One peculiarity of making a movie entirely outdoors in a desert is that every shot ends up looking like it has something to say; barren landscapes always suggest myth, because nothing else could survive somewhere so unforgiving. Director and co-writer Jonás Cuarón (son of Alfonso Cuarón) calls Desierto’s villain Sam, just to settle any doubt about what he’s supposed to represent. He rumbles across the terrain in his lifted Silverado, with a small Confederate Army flag flapping off the back and his beloved German shepherd, Tracker, in the passenger seat. From a high bleached rock, he begins to fire, cigarette still dangling from his lip, targets disoriented by echoes and the blinding midday sun. One could easily imagine Desierto as a lost exploitation film from the 1970s—better made than most, but not an exceptional example. The basics are all there: a detour, an unfriendly local, lengths taken to survive, blood and guts, the occasional shock of a bullet hitting a body out of nowhere.

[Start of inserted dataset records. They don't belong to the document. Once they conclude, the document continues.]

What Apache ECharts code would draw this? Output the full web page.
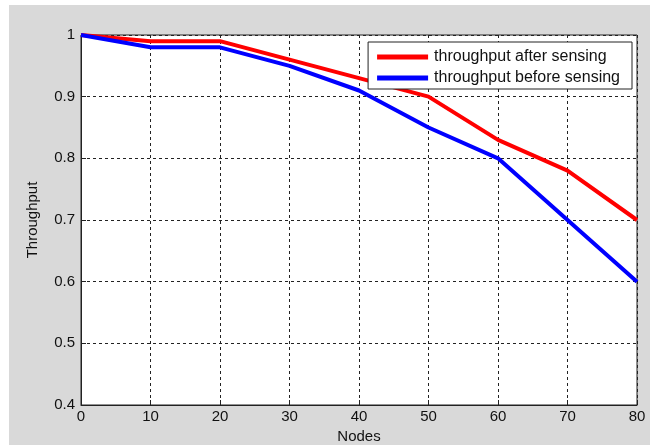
<!DOCTYPE html>
<html><head><meta charset="utf-8">
<script src="https://cdn.jsdelivr.net/npm/echarts@6/dist/echarts.min.js"></script>
<style>html,body{margin:0;padding:0;background:#fff}#c{width:650px;height:445px}</style>
</head><body><div id="c"></div>
<script>
const nodes = [0, 10, 20, 30, 40, 50, 60, 70, 80];
const afterSensing = [1.00, 0.99, 0.99, 0.96, 0.93, 0.90, 0.83, 0.78, 0.70];
const beforeSensing = [1.00, 0.98, 0.98, 0.95, 0.91, 0.85, 0.80, 0.70, 0.60];
const seriesNames = ['throughput after sensing', 'throughput before sensing'];

const chart = echarts.init(document.getElementById('c'), null, {renderer: 'canvas'});
const font = 'Liberation Sans, Arial, sans-serif';
const toPairs = (xs, ys) => xs.map((x, i) => [x, ys[i]]);
chart.setOption({
  animation: false,
  backgroundColor: '#ffffff',
  graphic: [{type: 'rect', z: -10, shape: {x: 9, y: 5, width: 641, height: 440}, style: {fill: '#d9d9d9'}, silent: true}],
  grid: {left: 81, top: 35, right: 13, bottom: 40, outerBoundsMode: 'none', containLabel: false,
    show: true, backgroundColor: '#ffffff', borderColor: '#222', borderWidth: 1},
  legend: {
    data: seriesNames, orient: 'vertical', right: 18, top: 42,
    backgroundColor: '#ffffff', borderColor: '#222', borderWidth: 1,
    padding: [7, 12, 3, 9], itemGap: 5, itemWidth: 51, itemHeight: 5,
    icon: 'rect',
    textStyle: {fontFamily: font, fontSize: 16, color: '#111', padding: [0, 0, 0, 1]}
  },
  xAxis: {
    type: 'value', min: 0, max: 80, interval: 10,
    name: 'Nodes', nameLocation: 'middle', nameGap: 21,
    nameTextStyle: {fontFamily: font, fontSize: 15, color: '#111'},
    axisLine: {show: true, lineStyle: {color: '#222'}},
    axisTick: {show: true, inside: true, length: 5, lineStyle: {color: '#222'}},
    axisLabel: {fontFamily: font, fontSize: 15, color: '#111', margin: 4},
    splitLine: {show: true, lineStyle: {color: '#222', type: [3, 3], width: 1}}
  },
  yAxis: {
    type: 'value', min: 0.4, max: 1, interval: 0.1,
    name: 'Throughput', nameLocation: 'middle', nameGap: 41,
    nameTextStyle: {fontFamily: font, fontSize: 15, color: '#111'},
    axisLine: {show: true, lineStyle: {color: '#222'}},
    axisTick: {show: true, inside: true, length: 5, lineStyle: {color: '#222'}},
    axisLabel: {fontFamily: font, fontSize: 15, color: '#111', margin: 6,
      formatter: v => (Math.round(v * 10) / 10).toString()},
    splitLine: {show: true, lineStyle: {color: '#222', type: [3, 3], width: 1}}
  },
  series: [
    {name: seriesNames[0], type: 'line', data: toPairs(nodes, afterSensing), showSymbol: false, symbol: 'none',
      lineStyle: {color: '#ff0000', width: 4}, itemStyle: {color: '#ff0000'}, z: 3},
    {name: seriesNames[1], type: 'line', data: toPairs(nodes, beforeSensing), showSymbol: false, symbol: 'none',
      lineStyle: {color: '#0000ff', width: 4}, itemStyle: {color: '#0000ff'}, z: 4}
  ]
});
</script></body></html>
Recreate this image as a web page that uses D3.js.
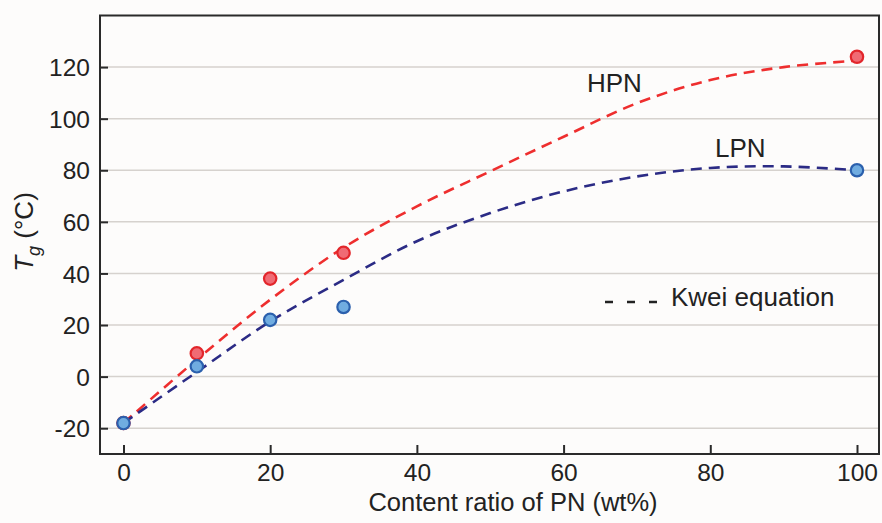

Call it “bordersploitation.” As in so many of those scratched-up B films of eras past, what matters is the cultural anxiety exploited to fulfill the movie’s quota of cheap thrills. Cuarón’s visual style leans on wide-angle lenses to wrap the sweaty, bloodied survivors and their psychopathic pursuer in vast remote, ragged space; the scale of the badlands is much clearer than their geography, which gets confused by the continually changing direction of the chase. Everyone might as well be nameless, since they have nothing to say to each other beyond the perfunctory. All they have are gut feelings: survival instinct, deep-seated hate. But as Moises leads a dwindling handful of survivors over rocks and down narrowing ravines, they enact an allegory of migration, lost on their way to the promised land and hunted by a madman who doesn’t manifest cross-border tension so much as represent everything scary about the more violent fantasies of American isolation.